The spectre of inflation appears to be returning to the pub sector, with rising electricity prices and soaring rates hitting profits across Young & Co's managed pub estate.
Total group revenue rose 1.5 per cent to £67.2m in the six months to September 26, 2009, with adjusted pre-tax profits up 3.7 per cent at £12.3m. Adjusted earninsg per share rose 2.2 per cent, and the group proposed an interim dividend of 6.24p a share, up nearly two per cent.
The South London-based pubco said its managed pub arm, which accounts for 89 per cent of the group's total revenues, saw revenues up nearly two per cent, but despite maintaining a premium pricing policy across the business profits were dented by rising costs, notably electricity and rates, the group said. Operating profits were 0.8 per cent ahead, or £14.8m.
Chief executive Stephen Goodyear said the inflationary blip related to the first half and he expected costs to come down in the second six months of the financial year.
Young's said that managed pub wet sales performed well, up 2.3 per cent in total, flat on a like-for-like basis, while food revenue rose 3.1 per cent in total, but slipped 0.6 per cent on a like-for-like basis.
Food margins were up 2.9 percentage points, thanks to better buying power.
Young's' tenanted pub business, which accounts for 11 per cent of total turnover, saw tenanted volume and revenue was down 1.8 per cent and 0.5 per cent respectively, the overall tenanted division's operating profit being down 4.6 per cent at £2.8m.
This was in part due to a pub being transferred to the managed division and one being temporarily closed to make way for railway works in the Borough Market area of London.

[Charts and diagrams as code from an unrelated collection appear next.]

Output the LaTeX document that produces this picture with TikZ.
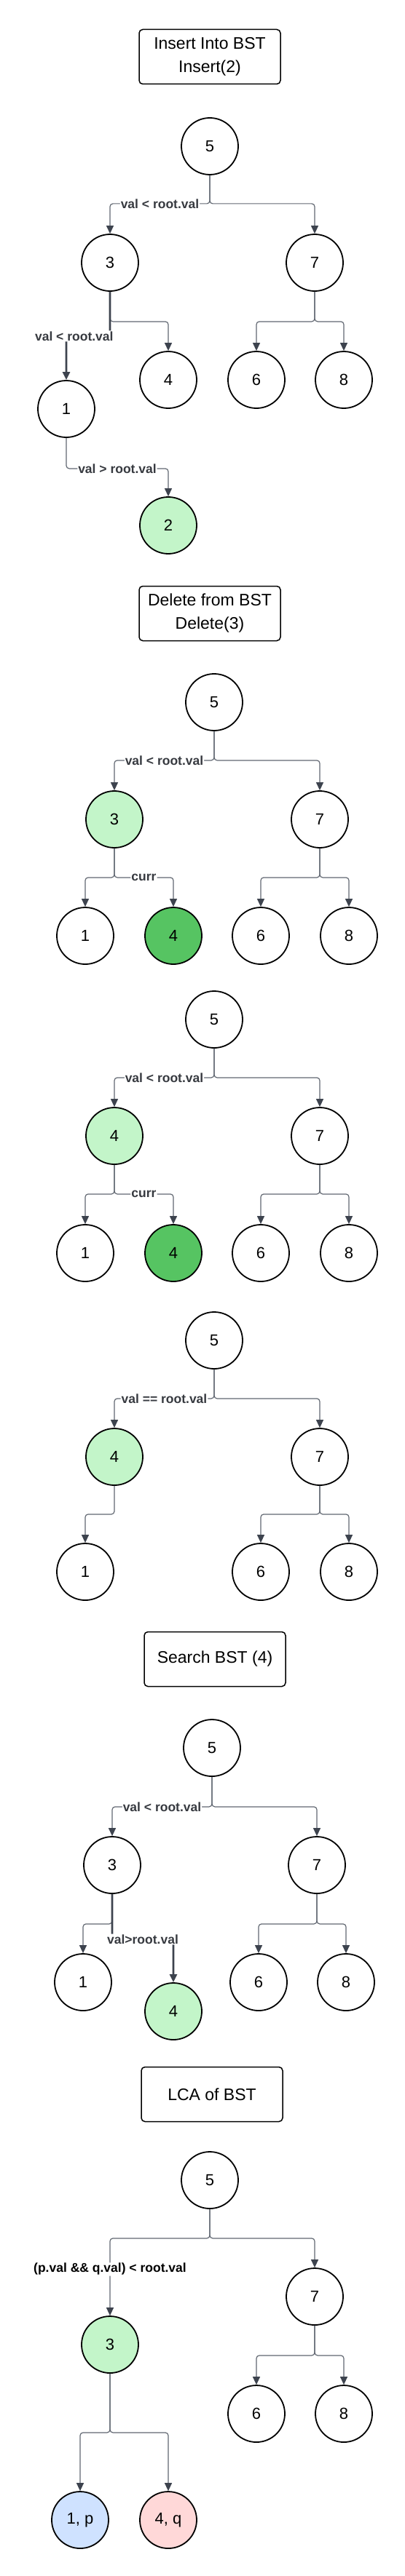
\documentclass[tikz,border=0pt]{standalone}
\usepackage{fontspec}
\usepackage{xcolor}
\usepackage{tikz}
\usetikzlibrary{arrows.meta}
\setmainfont{Liberation Sans}
\definecolor{lgreen}{RGB}{195,245,201}
\definecolor{dgreen}{RGB}{86,196,98}
\definecolor{lblue}{RGB}{207,226,255}
\definecolor{lpink}{RGB}{255,216,216}
\definecolor{edgegray}{RGB}{98,104,114}
\definecolor{tipgray}{RGB}{61,67,78}
\definecolor{lblgray}{RGB}{55,58,64}
\tikzset{
  bnode/.style={circle,draw,line width=1.8pt,minimum size=78pt,inner sep=0pt,font=\fontsize{22}{26}\selectfont},
  headbox/.style={draw,rounded corners=5pt,line width=1.5pt,minimum width=194pt,minimum height=75pt,align=center,font=\fontsize{23}{32}\selectfont},
  elbow/.style={draw=edgegray,line width=1.2pt,rounded corners=4pt,-{Triangle[length=11pt,width=10pt,color=tipgray]}},
  hot/.style={elbow,draw=tipgray,line width=2.6pt},
  lbl/.style={fill=white,inner sep=1pt,text=lblgray,font=\bfseries\fontsize{17.5}{20}\selectfont},
}
\begin{document}
\begin{tikzpicture}[x=1pt,y=-1pt]
  \fill[white] (0,0) rectangle (556,3540);
  \useasboundingbox (0,0) rectangle (556,3540);

  \node[headbox] (ins) at (288,78) {Insert Into BST\\Insert(2)};
  \node[bnode] (i5) at (288,201) {5};
  \node[bnode] (i3) at (151,361) {3};
  \node[bnode] (i7) at (432,361) {7};
  \node[bnode] (i4) at (231,522) {4};
  \node[bnode] (i6) at (352,522) {6};
  \node[bnode] (i8) at (472,522) {8};
  \node[bnode] (i1) at (91,562) {1};
  \node[bnode,fill=lgreen] (i2) at (231,722) {2};
  \draw[elbow] (i5.south) -- ++(0,39) -| node[lbl,pos=0.25] {val < root.val} (i3);
  \draw[elbow] (i5.south) -- ++(0,39) -| (i7);
  \draw[elbow] (i3.south) -- ++(0,41) -| (i4);
  \draw[hot] (i3.south) -- ++(0,61) -| node[lbl,pos=0.41] {val < root.val} (i1);
  \draw[elbow] (i7.south) -- ++(0,41) -| (i6);
  \draw[elbow] (i7.south) -- ++(0,41) -| (i8);
  \draw[elbow] (i1.south) -- ++(0,42) -| node[lbl,pos=0.25] {val > root.val} (i2);

  \node[headbox] (del) at (288,843) {Delete from BST\\Delete(3)};
  \node[bnode] (a5) at (294,965) {5};
  \node[bnode,fill=lgreen] (a3) at (157,1126) {3};
  \node[bnode] (a7) at (439,1126) {7};
  \node[bnode] (a1) at (117,1286) {1};
  \node[bnode,fill=dgreen] (a4) at (238,1286) {4};
  \node[bnode] (a6) at (358,1286) {6};
  \node[bnode] (a8) at (479,1286) {8};
  \draw[elbow] (a5.south) -- ++(0,40) -| node[lbl,pos=0.25] {val < root.val} (a3);
  \draw[elbow] (a5.south) -- ++(0,40) -| (a7);
  \draw[elbow] (a3.south) -- ++(0,40) -| (a1);
  \draw[elbow] (a3.south) -- ++(0,40) -| node[lbl,pos=0.25] {curr} (a4);
  \draw[elbow] (a7.south) -- ++(0,40) -| (a6);
  \draw[elbow] (a7.south) -- ++(0,40) -| (a8);

  \node[bnode] (b5) at (294,1401) {5};
  \node[bnode,fill=lgreen] (b4) at (157,1561) {4};
  \node[bnode] (b7) at (439,1561) {7};
  \node[bnode] (b1) at (117,1722) {1};
  \node[bnode,fill=dgreen] (b4s) at (238,1722) {4};
  \node[bnode] (b6) at (358,1722) {6};
  \node[bnode] (b8) at (479,1722) {8};
  \draw[elbow] (b5.south) -- ++(0,40) -| node[lbl,pos=0.25] {val < root.val} (b4);
  \draw[elbow] (b5.south) -- ++(0,40) -| (b7);
  \draw[elbow] (b4.south) -- ++(0,40) -| (b1);
  \draw[elbow] (b4.south) -- ++(0,40) -| node[lbl,pos=0.25] {curr} (b4s);
  \draw[elbow] (b7.south) -- ++(0,40) -| (b6);
  \draw[elbow] (b7.south) -- ++(0,40) -| (b8);

  \node[bnode] (c5) at (294,1842) {5};
  \node[bnode,fill=lgreen] (c4) at (157,2002) {4};
  \node[bnode] (c7) at (439,2002) {7};
  \node[bnode] (c1) at (117,2160) {1};
  \node[bnode] (c6) at (358,2160) {6};
  \node[bnode] (c8) at (479,2160) {8};
  \draw[elbow] (c5.south) -- ++(0,40) -| node[lbl,pos=0.25] {val == root.val} (c4);
  \draw[elbow] (c5.south) -- ++(0,40) -| (c7);
  \draw[elbow] (c4.south) -- ++(0,39) -| (c1);
  \draw[elbow] (c7.south) -- ++(0,39) -| (c6);
  \draw[elbow] (c7.south) -- ++(0,39) -| (c8);

  \node[headbox] (srch) at (295,2280) {Search BST (4)};
  \node[bnode] (s5) at (291,2402) {5};
  \node[bnode] (s3) at (154,2563) {3};
  \node[bnode] (s7) at (435,2563) {7};
  \node[bnode] (s1) at (114,2724) {1};
  \node[bnode,fill=lgreen] (s4) at (238,2764) {4};
  \node[bnode] (s6) at (355,2724) {6};
  \node[bnode] (s8) at (475,2724) {8};
  \draw[elbow] (s5.south) -- ++(0,41) -| node[lbl,pos=0.25] {val < root.val} (s3);
  \draw[elbow] (s5.south) -- ++(0,41) -| (s7);
  \draw[elbow] (s3.south) -- ++(0,41) -| (s1);
  \draw[hot] (s3.south) -- ++(0,62) -| node[lbl,pos=0.25] {val>root.val} (s4);
  \draw[elbow] (s7.south) -- ++(0,41) -| (s6);
  \draw[elbow] (s7.south) -- ++(0,41) -| (s8);

  \node[headbox] (lca) at (291,2878) {LCA of BST};
  \node[bnode] (l5) at (288,2996) {5};
  \node[bnode,fill=lgreen] (l3) at (151,3222) {3};
  \node[bnode] (l7) at (432,3156) {7};
  \node[bnode] (l6) at (352,3317) {6};
  \node[bnode] (l8) at (472,3317) {8};
  \node[bnode,fill=lblue] (l1) at (110,3463) {1, p};
  \node[bnode,fill=lpink] (l4) at (231,3463) {4, q};
  \draw[elbow] (l5.south) -- ++(0,40) -| node[lbl,text=black,pos=0.7] {(p.val \&\& q.val) < root.val} (l3);
  \draw[elbow] (l5.south) -- ++(0,40) -| (l7);
  \draw[elbow] (l3.south) -- ++(0,81) -| (l1);
  \draw[elbow] (l3.south) -- ++(0,81) -| (l4);
  \draw[elbow] (l7.south) -- ++(0,41) -| (l6);
  \draw[elbow] (l7.south) -- ++(0,41) -| (l8);
\end{tikzpicture}
\end{document}
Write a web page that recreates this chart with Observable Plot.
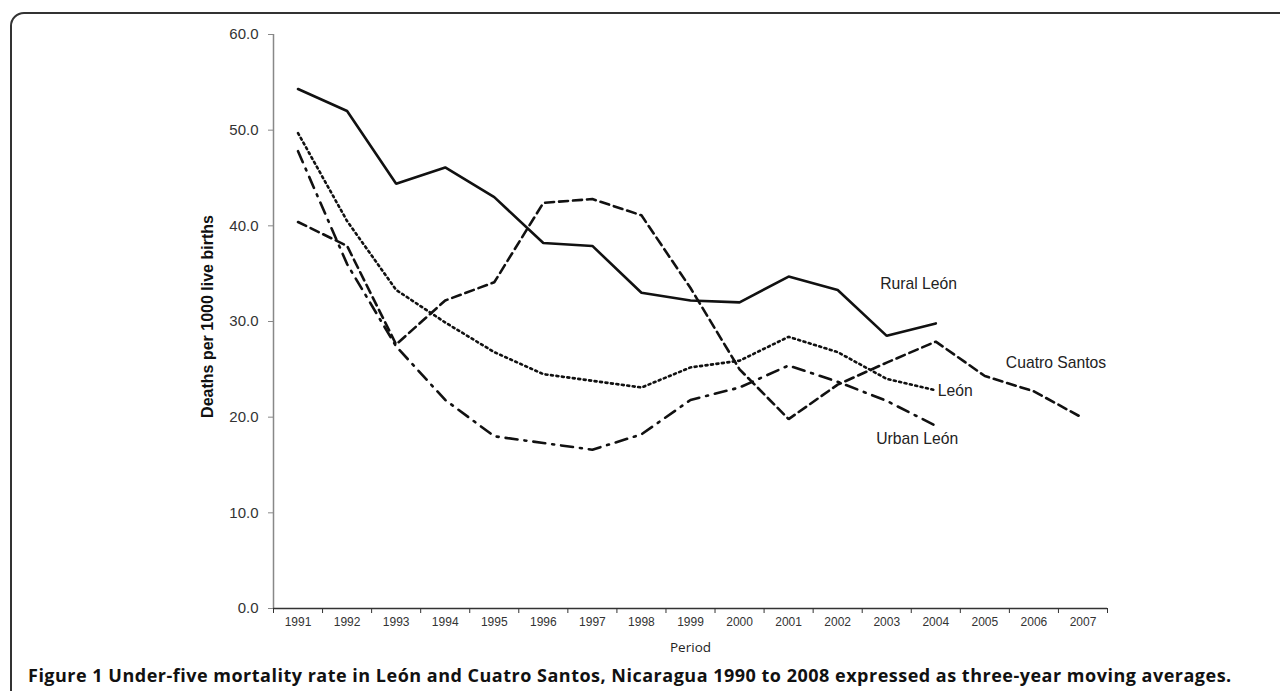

Young's said its 40 per cent share in brewing partnership Wells & Youngs added £1.8m to its adjusted profits.
Goodyear said the group's net debt was down slightly at £64.9m.
"With gearing at 39.3 per cent, we have avoided the over-leverage that has blighted some operators in the pub sector," he added.
Young's would meanwhile "remain alert" to acquisition opportunities, he said.
While trading would remain "challenging", Goodyear said the first seven weeks of the second half saw total managed house sales up 0.8 per cent and 0.9 per cent on a like-for-like basis.